INFORMATION PROVIDED =>
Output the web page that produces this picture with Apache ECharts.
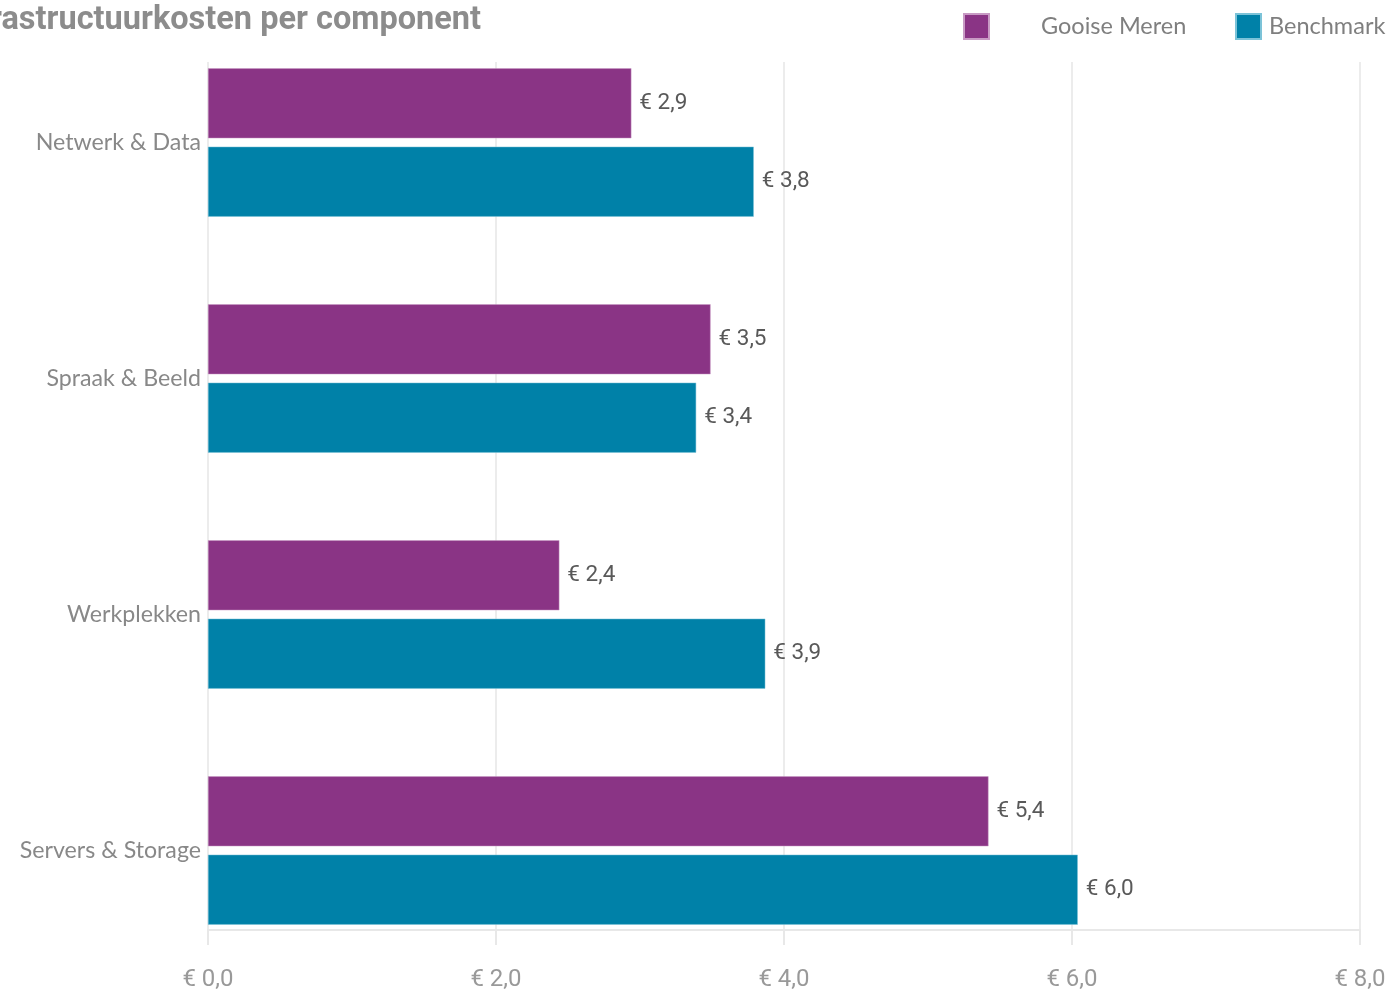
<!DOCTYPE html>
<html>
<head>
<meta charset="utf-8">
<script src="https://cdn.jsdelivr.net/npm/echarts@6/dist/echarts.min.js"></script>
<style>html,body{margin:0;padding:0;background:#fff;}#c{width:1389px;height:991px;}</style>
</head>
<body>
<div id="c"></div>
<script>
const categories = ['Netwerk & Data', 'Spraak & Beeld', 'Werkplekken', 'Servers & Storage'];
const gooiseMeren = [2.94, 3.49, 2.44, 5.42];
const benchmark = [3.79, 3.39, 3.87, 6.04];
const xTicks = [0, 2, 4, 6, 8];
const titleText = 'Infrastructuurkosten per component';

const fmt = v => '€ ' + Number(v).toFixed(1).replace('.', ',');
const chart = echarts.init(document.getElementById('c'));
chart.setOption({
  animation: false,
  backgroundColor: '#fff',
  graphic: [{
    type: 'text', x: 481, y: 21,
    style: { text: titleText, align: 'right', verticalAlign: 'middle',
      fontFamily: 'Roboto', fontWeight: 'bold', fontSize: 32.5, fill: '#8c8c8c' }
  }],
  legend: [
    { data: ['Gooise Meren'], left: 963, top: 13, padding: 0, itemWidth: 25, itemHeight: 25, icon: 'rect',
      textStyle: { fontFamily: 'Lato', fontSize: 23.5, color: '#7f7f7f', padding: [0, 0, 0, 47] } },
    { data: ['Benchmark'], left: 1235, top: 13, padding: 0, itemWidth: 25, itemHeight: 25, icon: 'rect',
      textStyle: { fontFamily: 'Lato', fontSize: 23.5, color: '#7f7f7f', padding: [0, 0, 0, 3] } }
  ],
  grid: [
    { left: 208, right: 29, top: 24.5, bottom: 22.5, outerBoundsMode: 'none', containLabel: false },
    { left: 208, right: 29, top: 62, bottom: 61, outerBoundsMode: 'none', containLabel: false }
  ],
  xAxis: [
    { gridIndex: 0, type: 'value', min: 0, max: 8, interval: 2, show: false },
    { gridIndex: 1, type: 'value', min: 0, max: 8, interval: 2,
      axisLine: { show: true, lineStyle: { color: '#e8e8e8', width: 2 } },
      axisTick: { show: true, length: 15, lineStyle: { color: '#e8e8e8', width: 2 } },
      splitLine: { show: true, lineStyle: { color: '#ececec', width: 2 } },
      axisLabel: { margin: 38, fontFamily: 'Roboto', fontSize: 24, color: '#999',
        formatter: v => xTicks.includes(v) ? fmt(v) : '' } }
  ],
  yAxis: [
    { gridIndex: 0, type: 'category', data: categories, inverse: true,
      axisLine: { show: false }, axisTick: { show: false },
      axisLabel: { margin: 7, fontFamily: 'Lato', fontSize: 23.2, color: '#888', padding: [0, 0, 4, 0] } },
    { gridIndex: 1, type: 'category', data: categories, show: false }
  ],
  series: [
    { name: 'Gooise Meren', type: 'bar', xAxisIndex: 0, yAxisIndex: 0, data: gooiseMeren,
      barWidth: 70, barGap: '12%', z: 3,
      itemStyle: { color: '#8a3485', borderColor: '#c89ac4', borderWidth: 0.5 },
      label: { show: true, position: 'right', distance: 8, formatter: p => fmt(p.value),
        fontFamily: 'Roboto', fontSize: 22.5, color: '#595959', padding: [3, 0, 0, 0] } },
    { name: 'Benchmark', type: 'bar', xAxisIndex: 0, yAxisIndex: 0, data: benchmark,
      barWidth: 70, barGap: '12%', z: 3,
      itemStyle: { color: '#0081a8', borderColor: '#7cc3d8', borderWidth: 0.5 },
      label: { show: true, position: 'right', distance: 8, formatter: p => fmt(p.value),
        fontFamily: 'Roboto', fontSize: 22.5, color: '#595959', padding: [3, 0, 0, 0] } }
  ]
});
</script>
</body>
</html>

==

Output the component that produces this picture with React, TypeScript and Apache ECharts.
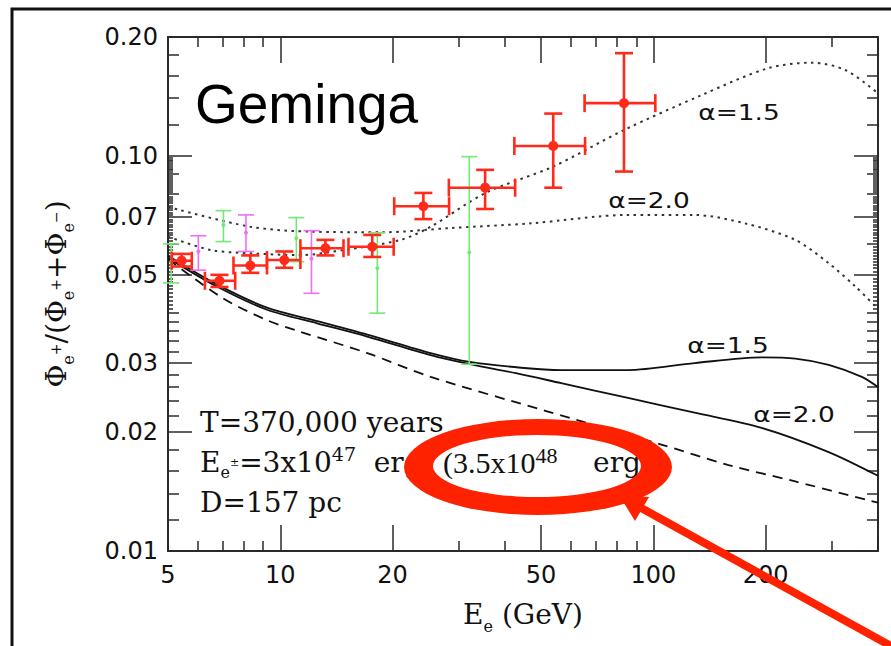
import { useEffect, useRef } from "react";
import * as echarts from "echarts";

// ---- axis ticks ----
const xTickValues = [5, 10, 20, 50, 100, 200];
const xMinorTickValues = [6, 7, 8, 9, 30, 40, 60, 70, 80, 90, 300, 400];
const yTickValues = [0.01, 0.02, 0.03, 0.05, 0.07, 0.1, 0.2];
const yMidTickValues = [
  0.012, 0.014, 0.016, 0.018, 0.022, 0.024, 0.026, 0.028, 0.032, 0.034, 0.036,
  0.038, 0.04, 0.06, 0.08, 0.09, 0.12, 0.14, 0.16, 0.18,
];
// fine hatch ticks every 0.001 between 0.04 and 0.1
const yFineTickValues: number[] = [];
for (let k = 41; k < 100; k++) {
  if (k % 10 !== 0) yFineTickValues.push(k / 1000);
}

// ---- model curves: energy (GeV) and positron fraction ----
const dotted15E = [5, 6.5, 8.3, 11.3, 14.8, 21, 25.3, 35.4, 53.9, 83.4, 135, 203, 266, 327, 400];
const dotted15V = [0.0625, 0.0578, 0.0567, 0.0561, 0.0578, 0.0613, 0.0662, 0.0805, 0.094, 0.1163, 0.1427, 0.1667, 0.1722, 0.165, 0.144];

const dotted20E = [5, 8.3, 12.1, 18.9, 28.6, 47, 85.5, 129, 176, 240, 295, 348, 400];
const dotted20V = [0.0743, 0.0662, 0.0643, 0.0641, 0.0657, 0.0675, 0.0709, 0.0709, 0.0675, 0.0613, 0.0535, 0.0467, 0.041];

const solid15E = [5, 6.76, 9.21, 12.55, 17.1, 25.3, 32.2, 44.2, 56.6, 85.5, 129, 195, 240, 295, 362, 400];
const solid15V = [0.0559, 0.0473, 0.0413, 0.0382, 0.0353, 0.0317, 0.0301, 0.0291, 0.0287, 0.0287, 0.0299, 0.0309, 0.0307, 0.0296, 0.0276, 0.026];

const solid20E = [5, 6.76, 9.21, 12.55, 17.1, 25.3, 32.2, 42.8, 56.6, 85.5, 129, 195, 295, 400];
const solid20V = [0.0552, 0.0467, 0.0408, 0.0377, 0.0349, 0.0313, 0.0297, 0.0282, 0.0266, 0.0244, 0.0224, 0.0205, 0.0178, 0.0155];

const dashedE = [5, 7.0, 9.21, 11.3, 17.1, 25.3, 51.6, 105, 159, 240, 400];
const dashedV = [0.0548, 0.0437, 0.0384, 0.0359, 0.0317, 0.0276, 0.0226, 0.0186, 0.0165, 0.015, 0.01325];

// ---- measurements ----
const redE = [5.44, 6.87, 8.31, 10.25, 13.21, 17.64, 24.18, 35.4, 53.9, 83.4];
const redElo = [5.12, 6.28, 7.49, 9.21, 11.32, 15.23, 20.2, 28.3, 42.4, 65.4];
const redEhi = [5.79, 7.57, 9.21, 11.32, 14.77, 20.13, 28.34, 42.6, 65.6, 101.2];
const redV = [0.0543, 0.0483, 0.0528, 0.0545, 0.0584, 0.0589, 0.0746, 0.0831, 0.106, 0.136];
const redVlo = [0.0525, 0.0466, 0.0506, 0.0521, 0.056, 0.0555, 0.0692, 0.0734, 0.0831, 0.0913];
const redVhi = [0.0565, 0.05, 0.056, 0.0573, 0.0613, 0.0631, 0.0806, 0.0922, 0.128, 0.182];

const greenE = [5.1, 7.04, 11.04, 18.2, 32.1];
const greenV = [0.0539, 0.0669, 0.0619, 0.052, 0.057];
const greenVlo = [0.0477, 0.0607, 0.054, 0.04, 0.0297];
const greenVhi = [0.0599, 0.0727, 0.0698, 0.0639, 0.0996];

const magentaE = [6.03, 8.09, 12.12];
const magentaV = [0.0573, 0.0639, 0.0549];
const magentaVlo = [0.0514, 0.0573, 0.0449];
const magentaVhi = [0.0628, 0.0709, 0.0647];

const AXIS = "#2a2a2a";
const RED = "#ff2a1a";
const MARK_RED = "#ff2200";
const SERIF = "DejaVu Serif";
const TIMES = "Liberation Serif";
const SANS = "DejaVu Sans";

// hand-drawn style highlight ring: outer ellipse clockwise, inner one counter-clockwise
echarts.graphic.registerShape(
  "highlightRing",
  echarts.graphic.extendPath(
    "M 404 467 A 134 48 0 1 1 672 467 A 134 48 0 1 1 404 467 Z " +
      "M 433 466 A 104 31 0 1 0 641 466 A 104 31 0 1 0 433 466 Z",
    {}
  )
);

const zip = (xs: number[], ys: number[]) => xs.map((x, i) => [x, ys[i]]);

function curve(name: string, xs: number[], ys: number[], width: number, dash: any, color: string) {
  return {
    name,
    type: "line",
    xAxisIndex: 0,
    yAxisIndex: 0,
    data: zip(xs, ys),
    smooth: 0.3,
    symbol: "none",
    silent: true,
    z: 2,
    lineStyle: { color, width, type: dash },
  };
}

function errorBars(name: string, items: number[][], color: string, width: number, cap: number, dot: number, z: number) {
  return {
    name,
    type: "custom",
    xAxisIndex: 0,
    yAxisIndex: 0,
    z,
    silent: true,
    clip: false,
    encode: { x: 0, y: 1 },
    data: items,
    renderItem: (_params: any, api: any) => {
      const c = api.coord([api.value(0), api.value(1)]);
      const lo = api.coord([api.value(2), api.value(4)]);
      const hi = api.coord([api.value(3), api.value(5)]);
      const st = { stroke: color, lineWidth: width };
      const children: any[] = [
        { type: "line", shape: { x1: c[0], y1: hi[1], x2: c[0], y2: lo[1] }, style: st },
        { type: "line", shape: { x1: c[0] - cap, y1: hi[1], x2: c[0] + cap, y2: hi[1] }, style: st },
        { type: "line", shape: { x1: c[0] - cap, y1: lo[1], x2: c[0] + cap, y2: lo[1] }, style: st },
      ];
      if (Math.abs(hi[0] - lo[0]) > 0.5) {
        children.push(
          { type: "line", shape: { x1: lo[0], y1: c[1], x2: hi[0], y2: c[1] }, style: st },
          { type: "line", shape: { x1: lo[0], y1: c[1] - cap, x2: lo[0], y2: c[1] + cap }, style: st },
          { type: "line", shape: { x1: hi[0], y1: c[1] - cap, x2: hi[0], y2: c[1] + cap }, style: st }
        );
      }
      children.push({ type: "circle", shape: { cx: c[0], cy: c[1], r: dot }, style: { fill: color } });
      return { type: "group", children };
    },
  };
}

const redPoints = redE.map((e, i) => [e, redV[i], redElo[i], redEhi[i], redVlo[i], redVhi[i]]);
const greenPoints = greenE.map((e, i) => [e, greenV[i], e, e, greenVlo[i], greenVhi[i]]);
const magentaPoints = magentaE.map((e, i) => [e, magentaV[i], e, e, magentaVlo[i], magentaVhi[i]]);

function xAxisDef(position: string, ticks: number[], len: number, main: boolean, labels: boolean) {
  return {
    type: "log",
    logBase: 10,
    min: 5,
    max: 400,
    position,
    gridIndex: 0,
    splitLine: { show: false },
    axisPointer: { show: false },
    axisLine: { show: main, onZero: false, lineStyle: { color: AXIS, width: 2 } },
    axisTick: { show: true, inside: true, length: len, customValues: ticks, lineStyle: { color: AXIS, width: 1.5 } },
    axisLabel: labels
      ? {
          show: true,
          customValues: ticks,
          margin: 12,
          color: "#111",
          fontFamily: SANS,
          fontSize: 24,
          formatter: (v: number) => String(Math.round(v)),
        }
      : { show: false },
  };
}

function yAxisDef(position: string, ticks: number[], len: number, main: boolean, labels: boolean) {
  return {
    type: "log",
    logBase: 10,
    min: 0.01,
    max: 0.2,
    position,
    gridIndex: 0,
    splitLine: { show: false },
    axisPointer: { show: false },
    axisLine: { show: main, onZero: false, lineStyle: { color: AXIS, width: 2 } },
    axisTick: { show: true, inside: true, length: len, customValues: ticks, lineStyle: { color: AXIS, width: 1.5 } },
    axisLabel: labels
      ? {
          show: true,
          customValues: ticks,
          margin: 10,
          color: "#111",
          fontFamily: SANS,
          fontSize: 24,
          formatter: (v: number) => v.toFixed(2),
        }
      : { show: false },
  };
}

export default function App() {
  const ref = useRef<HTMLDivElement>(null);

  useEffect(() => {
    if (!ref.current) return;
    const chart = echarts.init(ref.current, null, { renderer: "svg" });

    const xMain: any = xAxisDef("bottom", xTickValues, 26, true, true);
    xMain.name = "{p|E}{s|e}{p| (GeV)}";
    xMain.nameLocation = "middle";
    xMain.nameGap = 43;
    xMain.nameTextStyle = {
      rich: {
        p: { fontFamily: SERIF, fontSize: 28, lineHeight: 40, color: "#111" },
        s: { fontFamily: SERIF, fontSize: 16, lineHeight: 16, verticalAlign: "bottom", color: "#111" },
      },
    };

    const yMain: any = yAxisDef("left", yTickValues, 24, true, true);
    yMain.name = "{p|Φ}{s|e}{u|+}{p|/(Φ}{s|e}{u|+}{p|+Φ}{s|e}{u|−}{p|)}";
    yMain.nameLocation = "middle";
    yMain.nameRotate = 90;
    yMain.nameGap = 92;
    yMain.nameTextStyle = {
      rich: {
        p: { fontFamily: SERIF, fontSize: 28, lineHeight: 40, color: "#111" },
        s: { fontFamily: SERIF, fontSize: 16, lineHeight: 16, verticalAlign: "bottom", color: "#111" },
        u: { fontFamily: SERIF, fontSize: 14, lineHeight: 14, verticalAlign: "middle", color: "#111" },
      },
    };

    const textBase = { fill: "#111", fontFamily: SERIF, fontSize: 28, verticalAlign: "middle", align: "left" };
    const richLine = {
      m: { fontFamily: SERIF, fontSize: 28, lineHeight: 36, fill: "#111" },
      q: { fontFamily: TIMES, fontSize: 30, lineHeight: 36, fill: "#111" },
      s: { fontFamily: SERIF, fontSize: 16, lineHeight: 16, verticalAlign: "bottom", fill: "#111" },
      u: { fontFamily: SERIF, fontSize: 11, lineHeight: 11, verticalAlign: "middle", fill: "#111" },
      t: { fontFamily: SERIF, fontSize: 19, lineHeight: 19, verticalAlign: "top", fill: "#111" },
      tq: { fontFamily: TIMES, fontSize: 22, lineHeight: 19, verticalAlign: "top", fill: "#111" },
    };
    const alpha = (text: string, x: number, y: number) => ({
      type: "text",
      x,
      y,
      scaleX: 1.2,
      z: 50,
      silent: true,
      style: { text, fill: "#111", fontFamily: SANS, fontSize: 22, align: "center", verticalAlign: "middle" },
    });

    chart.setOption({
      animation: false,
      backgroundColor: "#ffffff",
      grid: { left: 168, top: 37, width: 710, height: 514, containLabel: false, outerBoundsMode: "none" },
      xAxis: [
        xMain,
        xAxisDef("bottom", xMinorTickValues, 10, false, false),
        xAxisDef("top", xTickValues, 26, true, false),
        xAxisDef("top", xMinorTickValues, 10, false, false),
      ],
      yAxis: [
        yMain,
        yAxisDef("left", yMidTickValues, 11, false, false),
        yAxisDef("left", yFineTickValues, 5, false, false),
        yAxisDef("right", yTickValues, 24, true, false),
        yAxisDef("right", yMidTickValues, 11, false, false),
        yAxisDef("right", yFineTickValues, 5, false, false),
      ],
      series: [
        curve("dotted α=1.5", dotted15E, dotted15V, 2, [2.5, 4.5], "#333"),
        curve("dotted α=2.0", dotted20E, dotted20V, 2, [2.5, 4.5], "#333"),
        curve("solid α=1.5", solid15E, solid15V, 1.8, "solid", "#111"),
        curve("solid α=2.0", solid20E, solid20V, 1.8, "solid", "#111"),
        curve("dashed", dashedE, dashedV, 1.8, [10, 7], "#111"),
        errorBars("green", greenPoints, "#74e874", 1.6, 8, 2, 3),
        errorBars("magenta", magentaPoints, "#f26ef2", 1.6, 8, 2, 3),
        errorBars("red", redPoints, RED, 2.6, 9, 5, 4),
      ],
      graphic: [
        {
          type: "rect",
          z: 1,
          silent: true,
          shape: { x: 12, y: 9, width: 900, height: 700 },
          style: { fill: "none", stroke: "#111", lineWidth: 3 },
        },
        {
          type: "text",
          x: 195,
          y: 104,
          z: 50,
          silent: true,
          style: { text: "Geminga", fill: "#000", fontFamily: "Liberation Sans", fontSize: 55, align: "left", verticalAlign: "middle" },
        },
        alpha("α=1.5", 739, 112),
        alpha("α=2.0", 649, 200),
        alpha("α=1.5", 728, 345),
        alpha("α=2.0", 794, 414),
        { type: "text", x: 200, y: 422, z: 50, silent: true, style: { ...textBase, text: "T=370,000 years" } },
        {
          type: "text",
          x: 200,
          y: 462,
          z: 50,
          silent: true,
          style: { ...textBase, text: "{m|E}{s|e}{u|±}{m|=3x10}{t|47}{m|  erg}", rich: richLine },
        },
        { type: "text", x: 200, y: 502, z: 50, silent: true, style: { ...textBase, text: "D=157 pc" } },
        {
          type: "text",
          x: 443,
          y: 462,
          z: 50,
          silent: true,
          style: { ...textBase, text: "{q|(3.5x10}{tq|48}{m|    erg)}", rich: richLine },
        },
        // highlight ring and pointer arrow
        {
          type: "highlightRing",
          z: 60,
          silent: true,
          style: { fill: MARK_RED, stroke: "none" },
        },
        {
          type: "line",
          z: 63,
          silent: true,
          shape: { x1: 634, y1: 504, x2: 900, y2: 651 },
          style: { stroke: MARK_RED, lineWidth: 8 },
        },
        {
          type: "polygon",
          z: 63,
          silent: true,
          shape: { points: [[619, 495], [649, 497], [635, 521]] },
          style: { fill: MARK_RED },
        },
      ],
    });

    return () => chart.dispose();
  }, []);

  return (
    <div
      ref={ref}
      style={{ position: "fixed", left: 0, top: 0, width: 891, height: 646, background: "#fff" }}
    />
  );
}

==

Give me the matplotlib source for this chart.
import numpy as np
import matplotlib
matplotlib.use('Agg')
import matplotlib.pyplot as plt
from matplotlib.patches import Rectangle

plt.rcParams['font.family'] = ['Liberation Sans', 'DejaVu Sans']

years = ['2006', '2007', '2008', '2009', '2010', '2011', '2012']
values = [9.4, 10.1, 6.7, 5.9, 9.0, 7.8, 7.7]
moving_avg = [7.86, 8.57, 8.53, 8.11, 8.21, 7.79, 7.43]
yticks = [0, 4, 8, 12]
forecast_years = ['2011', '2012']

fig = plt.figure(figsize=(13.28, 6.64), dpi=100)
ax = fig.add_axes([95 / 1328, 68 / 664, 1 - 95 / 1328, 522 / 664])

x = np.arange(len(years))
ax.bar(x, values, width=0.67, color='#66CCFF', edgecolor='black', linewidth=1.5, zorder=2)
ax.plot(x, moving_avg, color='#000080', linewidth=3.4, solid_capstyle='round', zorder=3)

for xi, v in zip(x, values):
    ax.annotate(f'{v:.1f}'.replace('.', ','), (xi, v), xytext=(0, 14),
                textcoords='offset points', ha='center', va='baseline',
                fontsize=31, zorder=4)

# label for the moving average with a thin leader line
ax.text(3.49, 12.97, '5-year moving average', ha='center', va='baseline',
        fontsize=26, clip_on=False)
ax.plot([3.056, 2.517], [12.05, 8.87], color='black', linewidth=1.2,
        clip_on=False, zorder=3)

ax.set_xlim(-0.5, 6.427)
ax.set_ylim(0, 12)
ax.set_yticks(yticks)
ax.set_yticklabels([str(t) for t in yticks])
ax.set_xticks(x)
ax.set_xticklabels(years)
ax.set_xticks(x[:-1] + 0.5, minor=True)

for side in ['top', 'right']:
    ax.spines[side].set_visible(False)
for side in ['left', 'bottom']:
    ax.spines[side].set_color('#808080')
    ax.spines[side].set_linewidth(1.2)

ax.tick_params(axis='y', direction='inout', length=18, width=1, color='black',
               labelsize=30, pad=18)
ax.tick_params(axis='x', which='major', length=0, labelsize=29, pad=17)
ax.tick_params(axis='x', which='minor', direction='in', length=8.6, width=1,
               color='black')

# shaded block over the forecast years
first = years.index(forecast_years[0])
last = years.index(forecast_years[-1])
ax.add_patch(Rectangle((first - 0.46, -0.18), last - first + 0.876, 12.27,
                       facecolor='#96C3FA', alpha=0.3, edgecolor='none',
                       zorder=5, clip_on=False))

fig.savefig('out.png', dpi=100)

WHAT IS BEING ASKED => State the number of lines in the records that include "Apache", and write nothing else.

CORRECT OUTPUT => 2